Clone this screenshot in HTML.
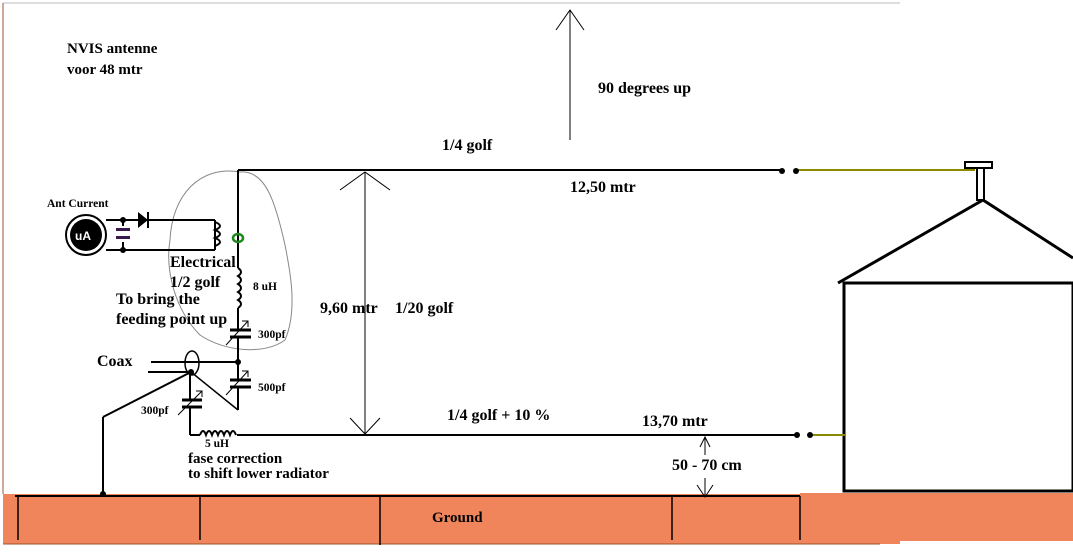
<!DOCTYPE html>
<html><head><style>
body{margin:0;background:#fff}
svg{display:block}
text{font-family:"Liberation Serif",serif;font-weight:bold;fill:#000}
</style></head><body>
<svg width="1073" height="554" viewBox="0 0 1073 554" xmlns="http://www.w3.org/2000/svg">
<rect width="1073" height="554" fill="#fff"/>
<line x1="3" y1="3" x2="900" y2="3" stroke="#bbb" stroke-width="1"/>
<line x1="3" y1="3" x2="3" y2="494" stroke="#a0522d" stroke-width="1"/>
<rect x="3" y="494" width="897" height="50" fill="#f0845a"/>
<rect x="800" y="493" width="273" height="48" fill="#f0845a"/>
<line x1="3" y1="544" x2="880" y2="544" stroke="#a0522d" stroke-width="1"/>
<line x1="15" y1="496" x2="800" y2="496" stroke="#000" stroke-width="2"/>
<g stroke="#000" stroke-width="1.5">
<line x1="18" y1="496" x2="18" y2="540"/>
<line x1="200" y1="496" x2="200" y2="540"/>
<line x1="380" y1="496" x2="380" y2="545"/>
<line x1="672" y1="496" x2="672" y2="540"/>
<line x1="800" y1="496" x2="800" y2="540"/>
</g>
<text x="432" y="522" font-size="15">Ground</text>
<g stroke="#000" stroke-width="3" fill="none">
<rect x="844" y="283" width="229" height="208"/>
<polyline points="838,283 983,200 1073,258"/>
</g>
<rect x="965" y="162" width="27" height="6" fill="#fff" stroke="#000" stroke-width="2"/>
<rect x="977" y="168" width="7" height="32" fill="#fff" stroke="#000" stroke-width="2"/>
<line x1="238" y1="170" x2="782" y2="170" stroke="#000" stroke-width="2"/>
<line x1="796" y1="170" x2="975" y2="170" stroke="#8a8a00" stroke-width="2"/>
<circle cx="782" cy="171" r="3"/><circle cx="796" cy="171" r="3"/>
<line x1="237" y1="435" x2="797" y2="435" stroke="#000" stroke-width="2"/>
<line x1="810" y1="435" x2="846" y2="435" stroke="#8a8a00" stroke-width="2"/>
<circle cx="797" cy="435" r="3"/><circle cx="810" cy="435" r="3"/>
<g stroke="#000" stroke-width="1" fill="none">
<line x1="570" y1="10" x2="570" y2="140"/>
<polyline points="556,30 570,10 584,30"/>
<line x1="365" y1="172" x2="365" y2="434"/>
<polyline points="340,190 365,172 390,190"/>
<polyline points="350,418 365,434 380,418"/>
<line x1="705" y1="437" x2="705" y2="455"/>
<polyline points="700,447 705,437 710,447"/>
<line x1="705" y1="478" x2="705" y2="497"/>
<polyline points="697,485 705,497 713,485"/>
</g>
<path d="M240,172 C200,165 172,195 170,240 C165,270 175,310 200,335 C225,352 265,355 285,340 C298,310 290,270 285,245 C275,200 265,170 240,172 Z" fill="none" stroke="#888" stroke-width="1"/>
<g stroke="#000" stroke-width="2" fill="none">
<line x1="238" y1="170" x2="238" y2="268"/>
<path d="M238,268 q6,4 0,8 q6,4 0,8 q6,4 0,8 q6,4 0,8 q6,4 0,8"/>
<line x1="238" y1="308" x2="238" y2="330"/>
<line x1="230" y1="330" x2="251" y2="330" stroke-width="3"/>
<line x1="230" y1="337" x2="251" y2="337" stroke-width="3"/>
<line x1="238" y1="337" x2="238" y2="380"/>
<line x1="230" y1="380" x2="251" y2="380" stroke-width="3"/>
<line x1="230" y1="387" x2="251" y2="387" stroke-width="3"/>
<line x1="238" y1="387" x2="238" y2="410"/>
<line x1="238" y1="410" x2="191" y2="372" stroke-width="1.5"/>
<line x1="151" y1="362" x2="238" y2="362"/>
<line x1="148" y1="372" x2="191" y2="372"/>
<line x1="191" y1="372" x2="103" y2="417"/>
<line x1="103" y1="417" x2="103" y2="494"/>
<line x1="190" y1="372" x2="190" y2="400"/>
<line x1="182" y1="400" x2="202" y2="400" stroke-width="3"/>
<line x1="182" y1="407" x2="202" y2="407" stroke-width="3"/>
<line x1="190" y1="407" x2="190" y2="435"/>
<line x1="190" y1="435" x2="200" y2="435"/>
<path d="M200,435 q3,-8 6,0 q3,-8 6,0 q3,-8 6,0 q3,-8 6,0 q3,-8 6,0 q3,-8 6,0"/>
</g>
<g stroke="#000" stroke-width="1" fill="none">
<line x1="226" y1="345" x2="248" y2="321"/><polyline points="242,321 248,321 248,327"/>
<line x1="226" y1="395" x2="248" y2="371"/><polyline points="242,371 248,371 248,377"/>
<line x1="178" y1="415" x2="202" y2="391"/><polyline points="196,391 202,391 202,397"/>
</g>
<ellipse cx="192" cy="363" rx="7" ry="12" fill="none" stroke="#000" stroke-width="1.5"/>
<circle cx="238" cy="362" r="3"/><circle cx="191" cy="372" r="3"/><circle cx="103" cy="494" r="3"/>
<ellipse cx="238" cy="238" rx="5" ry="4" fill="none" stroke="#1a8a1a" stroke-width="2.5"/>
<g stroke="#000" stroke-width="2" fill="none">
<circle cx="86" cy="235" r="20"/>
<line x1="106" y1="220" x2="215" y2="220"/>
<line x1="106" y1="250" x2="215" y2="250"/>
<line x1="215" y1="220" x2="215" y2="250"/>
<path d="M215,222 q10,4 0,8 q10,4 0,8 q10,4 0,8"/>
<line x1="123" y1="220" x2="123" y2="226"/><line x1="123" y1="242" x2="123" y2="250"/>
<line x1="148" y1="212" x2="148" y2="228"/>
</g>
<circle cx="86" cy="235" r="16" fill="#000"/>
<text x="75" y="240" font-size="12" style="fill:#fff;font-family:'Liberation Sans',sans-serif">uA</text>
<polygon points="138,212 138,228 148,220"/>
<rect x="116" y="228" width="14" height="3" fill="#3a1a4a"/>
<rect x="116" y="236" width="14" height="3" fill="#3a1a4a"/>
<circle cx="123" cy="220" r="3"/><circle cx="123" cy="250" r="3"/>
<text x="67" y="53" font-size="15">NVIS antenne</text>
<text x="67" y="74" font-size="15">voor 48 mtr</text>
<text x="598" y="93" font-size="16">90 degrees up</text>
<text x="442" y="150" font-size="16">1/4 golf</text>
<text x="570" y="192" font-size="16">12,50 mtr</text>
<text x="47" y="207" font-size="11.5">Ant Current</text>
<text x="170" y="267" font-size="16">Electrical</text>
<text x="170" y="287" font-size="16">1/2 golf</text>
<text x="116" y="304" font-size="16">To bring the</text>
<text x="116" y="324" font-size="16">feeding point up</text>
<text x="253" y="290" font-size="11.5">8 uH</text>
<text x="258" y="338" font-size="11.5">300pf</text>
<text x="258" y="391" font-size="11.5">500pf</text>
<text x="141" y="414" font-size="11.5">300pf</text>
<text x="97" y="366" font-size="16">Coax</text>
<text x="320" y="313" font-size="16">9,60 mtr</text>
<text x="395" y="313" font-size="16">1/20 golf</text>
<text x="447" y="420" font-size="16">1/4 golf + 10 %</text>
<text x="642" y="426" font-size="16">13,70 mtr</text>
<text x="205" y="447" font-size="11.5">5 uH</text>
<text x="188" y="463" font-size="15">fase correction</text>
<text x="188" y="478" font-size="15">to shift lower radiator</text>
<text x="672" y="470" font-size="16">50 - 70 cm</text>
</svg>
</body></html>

----------------

Transcribe the full listing above exactly as it stands, minus the pictures.

Clone this screenshot in HTML.
<!DOCTYPE html>
<html><head><style>
body{margin:0;background:#fff}
svg{display:block}
text{font-family:"Liberation Serif",serif;font-weight:bold;fill:#000}
</style></head><body>
<svg width="1073" height="554" viewBox="0 0 1073 554" xmlns="http://www.w3.org/2000/svg">
<rect width="1073" height="554" fill="#fff"/>
<line x1="3" y1="3" x2="900" y2="3" stroke="#bbb" stroke-width="1"/>
<line x1="3" y1="3" x2="3" y2="494" stroke="#a0522d" stroke-width="1"/>
<rect x="3" y="494" width="897" height="50" fill="#f0845a"/>
<rect x="800" y="493" width="273" height="48" fill="#f0845a"/>
<line x1="3" y1="544" x2="880" y2="544" stroke="#a0522d" stroke-width="1"/>
<line x1="15" y1="496" x2="800" y2="496" stroke="#000" stroke-width="2"/>
<g stroke="#000" stroke-width="1.5">
<line x1="18" y1="496" x2="18" y2="540"/>
<line x1="200" y1="496" x2="200" y2="540"/>
<line x1="380" y1="496" x2="380" y2="545"/>
<line x1="672" y1="496" x2="672" y2="540"/>
<line x1="800" y1="496" x2="800" y2="540"/>
</g>
<text x="432" y="522" font-size="15">Ground</text>
<g stroke="#000" stroke-width="3" fill="none">
<rect x="844" y="283" width="229" height="208"/>
<polyline points="838,283 983,200 1073,258"/>
</g>
<rect x="965" y="162" width="27" height="6" fill="#fff" stroke="#000" stroke-width="2"/>
<rect x="977" y="168" width="7" height="32" fill="#fff" stroke="#000" stroke-width="2"/>
<line x1="238" y1="170" x2="782" y2="170" stroke="#000" stroke-width="2"/>
<line x1="796" y1="170" x2="975" y2="170" stroke="#8a8a00" stroke-width="2"/>
<circle cx="782" cy="171" r="3"/><circle cx="796" cy="171" r="3"/>
<line x1="237" y1="435" x2="797" y2="435" stroke="#000" stroke-width="2"/>
<line x1="810" y1="435" x2="846" y2="435" stroke="#8a8a00" stroke-width="2"/>
<circle cx="797" cy="435" r="3"/><circle cx="810" cy="435" r="3"/>
<g stroke="#000" stroke-width="1" fill="none">
<line x1="570" y1="10" x2="570" y2="140"/>
<polyline points="556,30 570,10 584,30"/>
<line x1="365" y1="172" x2="365" y2="434"/>
<polyline points="340,190 365,172 390,190"/>
<polyline points="350,418 365,434 380,418"/>
<line x1="705" y1="437" x2="705" y2="455"/>
<polyline points="700,447 705,437 710,447"/>
<line x1="705" y1="478" x2="705" y2="497"/>
<polyline points="697,485 705,497 713,485"/>
</g>
<path d="M240,172 C200,165 172,195 170,240 C165,270 175,310 200,335 C225,352 265,355 285,340 C298,310 290,270 285,245 C275,200 265,170 240,172 Z" fill="none" stroke="#888" stroke-width="1"/>
<g stroke="#000" stroke-width="2" fill="none">
<line x1="238" y1="170" x2="238" y2="268"/>
<path d="M238,268 q6,4 0,8 q6,4 0,8 q6,4 0,8 q6,4 0,8 q6,4 0,8"/>
<line x1="238" y1="308" x2="238" y2="330"/>
<line x1="230" y1="330" x2="251" y2="330" stroke-width="3"/>
<line x1="230" y1="337" x2="251" y2="337" stroke-width="3"/>
<line x1="238" y1="337" x2="238" y2="380"/>
<line x1="230" y1="380" x2="251" y2="380" stroke-width="3"/>
<line x1="230" y1="387" x2="251" y2="387" stroke-width="3"/>
<line x1="238" y1="387" x2="238" y2="410"/>
<line x1="238" y1="410" x2="191" y2="372" stroke-width="1.5"/>
<line x1="151" y1="362" x2="238" y2="362"/>
<line x1="148" y1="372" x2="191" y2="372"/>
<line x1="191" y1="372" x2="103" y2="417"/>
<line x1="103" y1="417" x2="103" y2="494"/>
<line x1="190" y1="372" x2="190" y2="400"/>
<line x1="182" y1="400" x2="202" y2="400" stroke-width="3"/>
<line x1="182" y1="407" x2="202" y2="407" stroke-width="3"/>
<line x1="190" y1="407" x2="190" y2="435"/>
<line x1="190" y1="435" x2="200" y2="435"/>
<path d="M200,435 q3,-8 6,0 q3,-8 6,0 q3,-8 6,0 q3,-8 6,0 q3,-8 6,0 q3,-8 6,0"/>
</g>
<g stroke="#000" stroke-width="1" fill="none">
<line x1="226" y1="345" x2="248" y2="321"/><polyline points="242,321 248,321 248,327"/>
<line x1="226" y1="395" x2="248" y2="371"/><polyline points="242,371 248,371 248,377"/>
<line x1="178" y1="415" x2="202" y2="391"/><polyline points="196,391 202,391 202,397"/>
</g>
<ellipse cx="192" cy="363" rx="7" ry="12" fill="none" stroke="#000" stroke-width="1.5"/>
<circle cx="238" cy="362" r="3"/><circle cx="191" cy="372" r="3"/><circle cx="103" cy="494" r="3"/>
<ellipse cx="238" cy="238" rx="5" ry="4" fill="none" stroke="#1a8a1a" stroke-width="2.5"/>
<g stroke="#000" stroke-width="2" fill="none">
<circle cx="86" cy="235" r="20"/>
<line x1="106" y1="220" x2="215" y2="220"/>
<line x1="106" y1="250" x2="215" y2="250"/>
<line x1="215" y1="220" x2="215" y2="250"/>
<path d="M215,222 q10,4 0,8 q10,4 0,8 q10,4 0,8"/>
<line x1="123" y1="220" x2="123" y2="226"/><line x1="123" y1="242" x2="123" y2="250"/>
<line x1="148" y1="212" x2="148" y2="228"/>
</g>
<circle cx="86" cy="235" r="16" fill="#000"/>
<text x="75" y="240" font-size="12" style="fill:#fff;font-family:'Liberation Sans',sans-serif">uA</text>
<polygon points="138,212 138,228 148,220"/>
<rect x="116" y="228" width="14" height="3" fill="#3a1a4a"/>
<rect x="116" y="236" width="14" height="3" fill="#3a1a4a"/>
<circle cx="123" cy="220" r="3"/><circle cx="123" cy="250" r="3"/>
<text x="67" y="53" font-size="15">NVIS antenne</text>
<text x="67" y="74" font-size="15">voor 48 mtr</text>
<text x="598" y="93" font-size="16">90 degrees up</text>
<text x="442" y="150" font-size="16">1/4 golf</text>
<text x="570" y="192" font-size="16">12,50 mtr</text>
<text x="47" y="207" font-size="11.5">Ant Current</text>
<text x="170" y="267" font-size="16">Electrical</text>
<text x="170" y="287" font-size="16">1/2 golf</text>
<text x="116" y="304" font-size="16">To bring the</text>
<text x="116" y="324" font-size="16">feeding point up</text>
<text x="253" y="290" font-size="11.5">8 uH</text>
<text x="258" y="338" font-size="11.5">300pf</text>
<text x="258" y="391" font-size="11.5">500pf</text>
<text x="141" y="414" font-size="11.5">300pf</text>
<text x="97" y="366" font-size="16">Coax</text>
<text x="320" y="313" font-size="16">9,60 mtr</text>
<text x="395" y="313" font-size="16">1/20 golf</text>
<text x="447" y="420" font-size="16">1/4 golf + 10 %</text>
<text x="642" y="426" font-size="16">13,70 mtr</text>
<text x="205" y="447" font-size="11.5">5 uH</text>
<text x="188" y="463" font-size="15">fase correction</text>
<text x="188" y="478" font-size="15">to shift lower radiator</text>
<text x="672" y="470" font-size="16">50 - 70 cm</text>
</svg>
</body></html>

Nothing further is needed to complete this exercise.